Hi and hello,
we have several XL190 Gen8 servers with Tesla M60 adapters running vSphere 6.5.
The cards have not been in use until now - we are preparing for a PoC.
The Adapters were listed in vSphere client and by nvidia-smi:
±----------------------------------------------------------------------------+
| NVIDIA-SMI 367.106 Driver Version: 367.106 |
|-------------------------------±---------------------±---------------------+
| GPU Name Persistence-M| Bus-Id Disp.A | Volatile Uncorr. ECC |
| Fan Temp Perf Pwr:Usage/Cap| Memory-Usage | GPU-Util Compute M. |
|===============================+======================+======================|
| 0 Tesla M60 On | 0000:89:00.0 Off | Off |
| N/A 36C P8 24W / 150W | 19MiB / 8191MiB | 0% Default |
±------------------------------±---------------------±---------------------+
| 1 Tesla M60 On | 0000:8A:00.0 Off | Off |
| N/A 31C P8 24W / 150W | 19MiB / 8191MiB | 0% Default |
±------------------------------±---------------------±---------------------+
±----------------------------------------------------------------------------+
| Processes: GPU Memory |
| GPU PID Type Process name Usage |
|=============================================================================|
| No running processes found |
±----------------------------------------------------------------------------+
No symptoms they were in compute mode, we also had a VM running and using the card.

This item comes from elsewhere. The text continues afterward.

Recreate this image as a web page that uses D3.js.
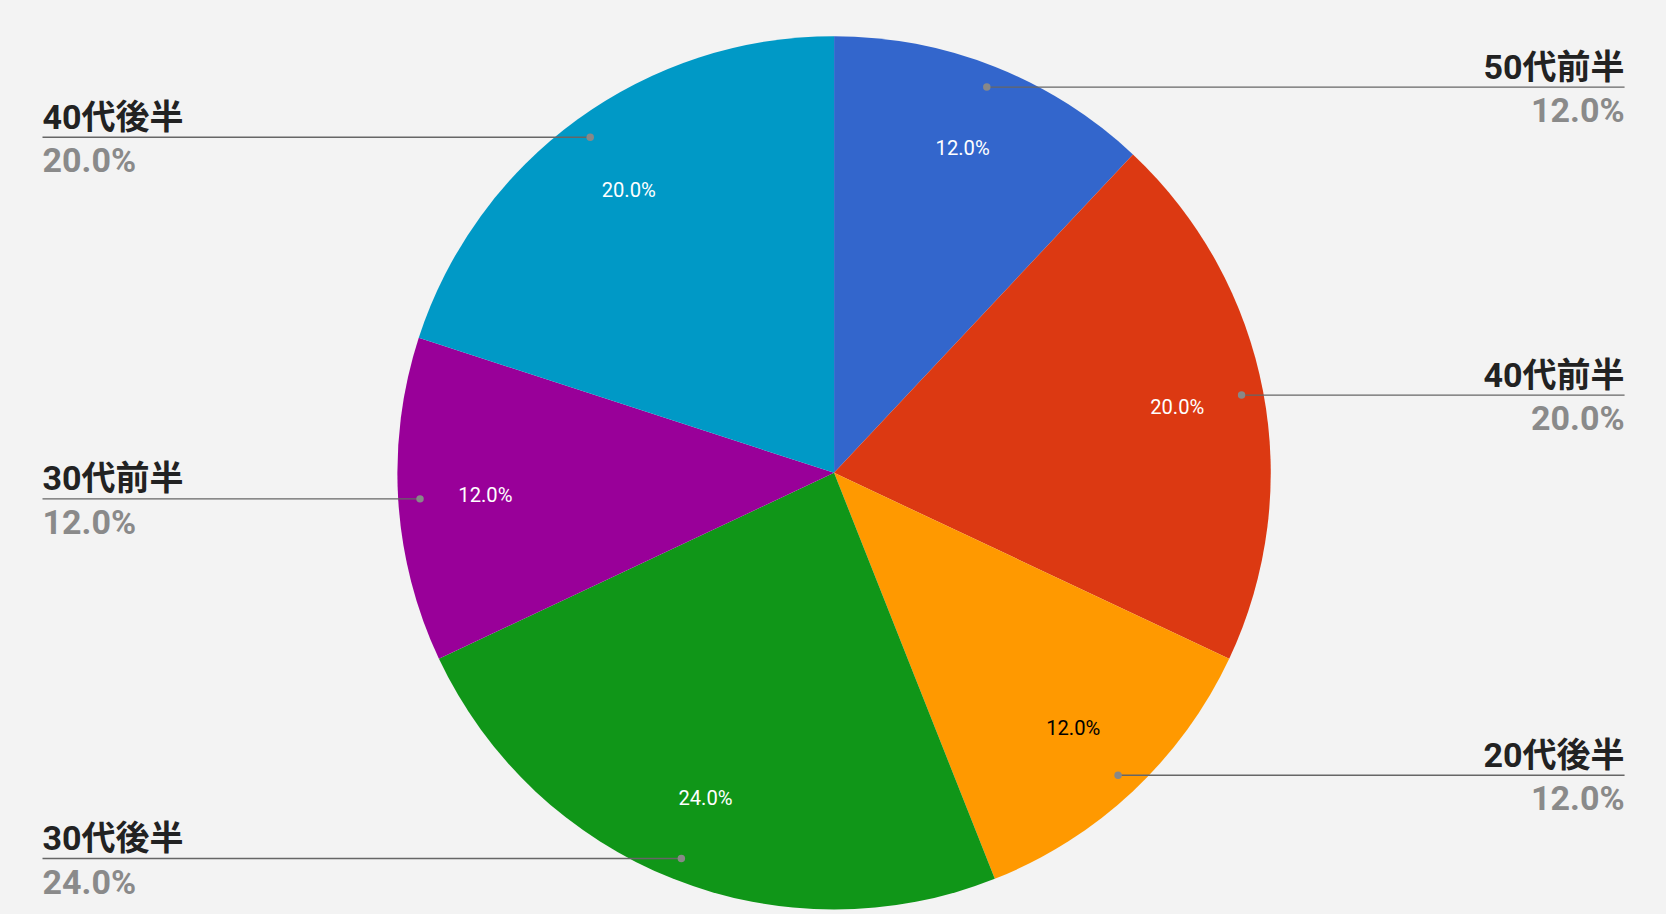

Then we updated the driver to this version:
NVIDIA-kepler-VMware_ESXi_6.5_Host_Driver 367.128-1OEM.650.0.0.4598673
What we did was a procedure that worked well in our other datacenter:
-
Host -> maintenance
-
esxcli software vib remove -n NVIDIA-VMware_ESXi_6.5_Host_Driver
Removal Result
Message: Operation finished successfully.
Reboot Required: false
VIBs Installed:
VIBs Removed: NVIDIA_bootbank_NVIDIA-VMware_ESXi_6.5_Host_Driver_367.106-1OEM.650.0.0.4598673
VIBs Skipped: -
reboot
-
installed new driver NVIDIA-kepler-VMware_ESXi_6.5_Host_Driver 367.128-1OEM.650.0.0.4598673
-
reboot
But after that:
[root@VI:~] nvidia-smi
NVIDIA-SMI has failed because it couldn’t communicate with the NVIDIA driver. Make sure that the latest NVIDIA driver is installed and running
[root@VI:~] esxcli software vib list | grep -i nvidia
NVIDIA-kepler-VMware_ESXi_6.5_Host_Driver 367.128-1OEM.650.0.0.4598673 NVIDIA VMwareAccepted 2018-12-13
In vSphere client the "Graphics Adapter" has changed from "NVIDIA Tesla M60" to "GM204GL [Tesla M60]"
[root@VI:~] lspci -n | grep 10de
0000:89:00.0 Class 0300: 10de:13f2
0000:8a:00.0 Class 0300: 10de:13f2
This seems to show it the card is still in grapohics mode, IIRC.
Please help!
Kind regards
ZPPO